● Exercise instructions: Reproduce the listing below exactly, beginning with its first line and ending with the line that holds "categories = ['Naïve', 'Over-interpretative', 'Sensitive']"; pictures are not part of the copy.

● Data section:
• • • • • • •

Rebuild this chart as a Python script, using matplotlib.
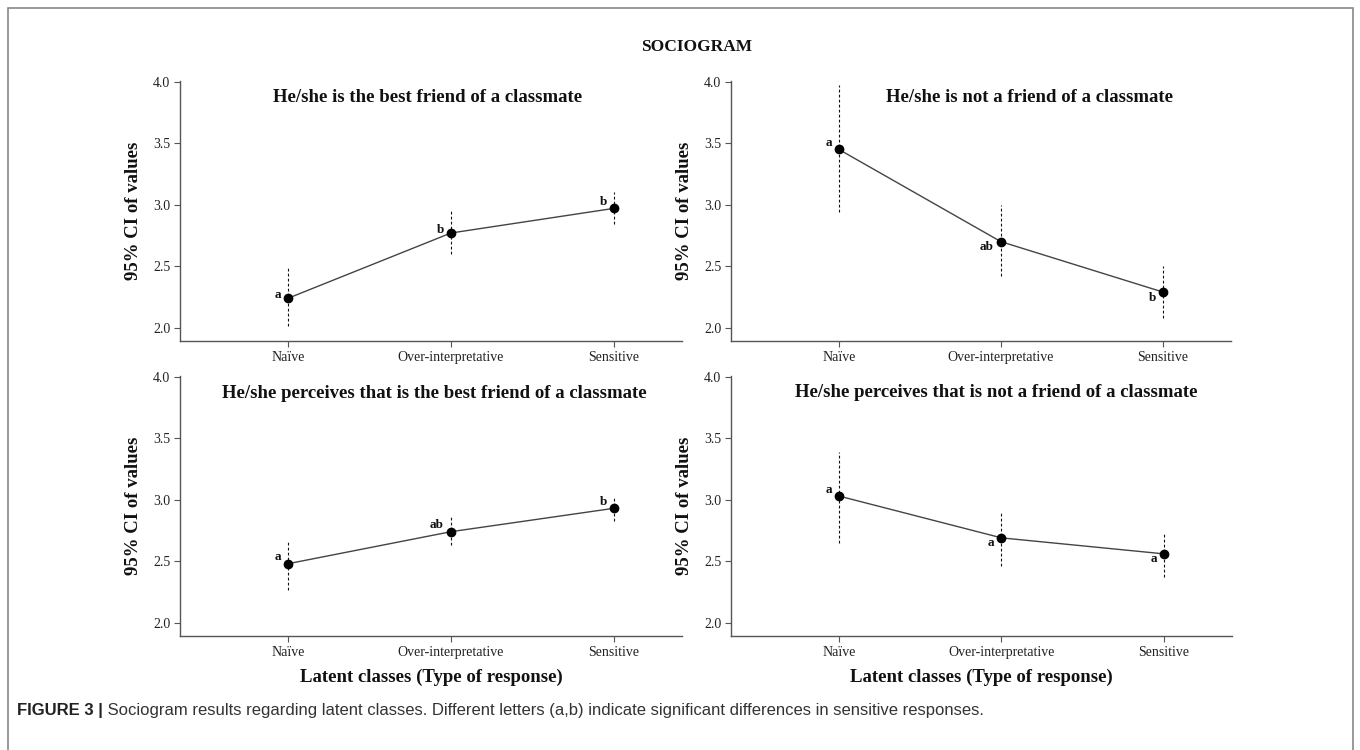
import matplotlib
matplotlib.use('Agg')
import matplotlib.pyplot as plt
from matplotlib.patches import Rectangle

# ---------------- data ----------------
categories = ['Naïve', 'Over-interpretative', 'Sensitive']

title_tl = 'He/she is the best friend of a classmate'
title_tr = 'He/she is not a friend of a classmate'
title_bl = 'He/she perceives that is the best friend of a classmate'
title_br = 'He/she perceives that is not a friend of a classmate'

mean_tl = [2.24, 2.77, 2.97]
low_tl = [2.01, 2.60, 2.84]
high_tl = [2.50, 2.95, 3.10]
letters_tl = ['a', 'b', 'b']

mean_tr = [3.45, 2.70, 2.29]
low_tr = [2.94, 2.42, 2.08]
high_tr = [3.97, 3.00, 2.50]
letters_tr = ['a', 'ab', 'b']

mean_bl = [2.48, 2.74, 2.93]
low_bl = [2.27, 2.63, 2.83]
high_bl = [2.66, 2.87, 3.03]
letters_bl = ['a', 'ab', 'b']

mean_br = [3.03, 2.69, 2.56]
low_br = [2.65, 2.46, 2.37]
high_br = [3.39, 2.91, 2.73]
letters_br = ['a', 'a', 'a']

y_ticks = [2.0, 2.5, 3.0, 3.5, 4.0]
y_tick_labels = ['2.0', '2.5', '3.0', '3.5', '4.0']

main_title = 'SOCIOGRAM'
y_label = '95% CI of values'
x_label = 'Latent classes (Type of response)'
caption_bold = 'FIGURE 3 |'
caption_text = ' Sociogram results regarding latent classes. Different letters (a,b) indicate significant differences in sensitive responses.'

# ---------------- style ----------------
SERIF = ['Liberation Serif', 'DejaVu Serif']
SANS = ['Liberation Sans', 'DejaVu Sans']
plt.rcParams['font.family'] = SERIF

W, H = 1360, 750
fig = plt.figure(figsize=(W / 100, H / 100), dpi=100)


def fx(px):
    return px / W


def fy(py):
    return 1 - py / H


# panel geometry (pixels): left, right, top, bottom
panels = [
    dict(box=(180, 682, 80.5, 341), title=title_tl, tx=0.494, ha='center', ty=16.5,
         m=mean_tl, lo=low_tl, hi=high_tl, let=letters_tl, side=['mid', 'mid', 'above'], xlabel=False),
    dict(box=(731, 1231, 80.5, 341), title=title_tr, tx=0.309, ha='left', ty=17,
         m=mean_tr, lo=low_tr, hi=high_tr, let=letters_tr, side=['above', 'below', 'below'], xlabel=False),
    dict(box=(180, 682, 375.5, 636), title=title_bl, tx=0.506, ha='center', ty=17.5,
         m=mean_bl, lo=low_bl, hi=high_bl, let=letters_bl, side=['above', 'above', 'above'], xlabel=True),
    dict(box=(731, 1232, 375.5, 636), title=title_br, tx=0.932, ha='right', ty=17,
         m=mean_br, lo=low_br, hi=high_br, let=letters_br, side=['above', 'below', 'below'], xlabel=True),
]

side_offset = {'mid': 2, 'above': 4.5, 'below': -4}
spine_col = '#555555'
text_col = '#222222'

x_pos = list(range(1, len(categories) + 1))

for p in panels:
    l, r, t, b = p['box']
    ax = fig.add_axes([fx(l), fy(b), fx(r) - fx(l), (b - t) / H])
    for s in ['top', 'right']:
        ax.spines[s].set_visible(False)
    for s in ['left', 'bottom']:
        ax.spines[s].set_color(spine_col)
        ax.spines[s].set_linewidth(1.0)
    ax.set_xlim(0.335, 3.42)
    ax.set_ylim(1.892, 4.01)
    ax.set_yticks(y_ticks)
    ax.set_yticklabels(y_tick_labels)
    ax.set_xticks(x_pos)
    ax.set_xticklabels(categories)
    ax.tick_params(axis='both', colors=spine_col, labelcolor=text_col,
                   labelsize=10, length=4, width=0.8, pad=3)
    for lab in ax.get_xticklabels() + ax.get_yticklabels():
        lab.set_family(SERIF)

    ax.vlines(x_pos, p['lo'], p['hi'], colors='#111111', linewidth=0.8,
              linestyles=(0, (2.5, 2)), zorder=2)
    ax.plot(x_pos, p['m'], color='#444444', linewidth=1.0, zorder=3)
    ax.plot(x_pos, p['m'], linestyle='none', marker='o', markersize=6,
            color='black', zorder=4)
    for xi, yi, lt, sd in zip(x_pos, p['m'], p['let'], p['side']):
        ax.annotate(lt, (xi, yi), xytext=(-5, side_offset[sd]),
                    textcoords='offset points', ha='right', va='center',
                    fontsize=9.5, fontweight='bold', color='#111111', family=SERIF)

    ax.text(p['tx'], 1 - p['ty'] / (b - t), p['title'], transform=ax.transAxes,
            ha=p['ha'], va='center', fontsize=13.5, fontweight='bold', color='#111111', family=SERIF)

    ax.set_ylabel(y_label, fontsize=13.5, fontweight='bold', color='#111111', family=SERIF, labelpad=8)
    if p['xlabel']:
        ax.set_xlabel(x_label, fontsize=13.5, fontweight='bold', color='#111111', family=SERIF, labelpad=7)

fig.text(0.512, fy(47), main_title, ha='center', va='center', fontsize=12.5,
         fontweight='bold', color='#111111', family=SERIF)

t1 = fig.text(fx(17), fy(711), caption_bold, ha='left', va='center', fontsize=12,
              fontweight='bold', color='#222222', family=SANS)
fig.canvas.draw()
bb = t1.get_window_extent()
fig.text(bb.x1 / W, fy(711), caption_text, ha='left', va='center', fontsize=12,
         color='#333333', family=SANS)

frame = Rectangle((fx(8), -0.05), fx(1353) - fx(8), fy(8) + 0.05, transform=fig.transFigure,
                  fill=False, edgecolor='#888888', linewidth=1.2, clip_on=False)
fig.patches.append(frame)

fig.savefig('out.png', dpi=100, facecolor='white')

• • • • • • •

● Result of this exercise:
Rebuild this chart as a Python script, using matplotlib.
import matplotlib
matplotlib.use('Agg')
import matplotlib.pyplot as plt
from matplotlib.patches import Rectangle

# ---------------- data ----------------
categories = ['Naïve', 'Over-interpretative', 'Sensitive']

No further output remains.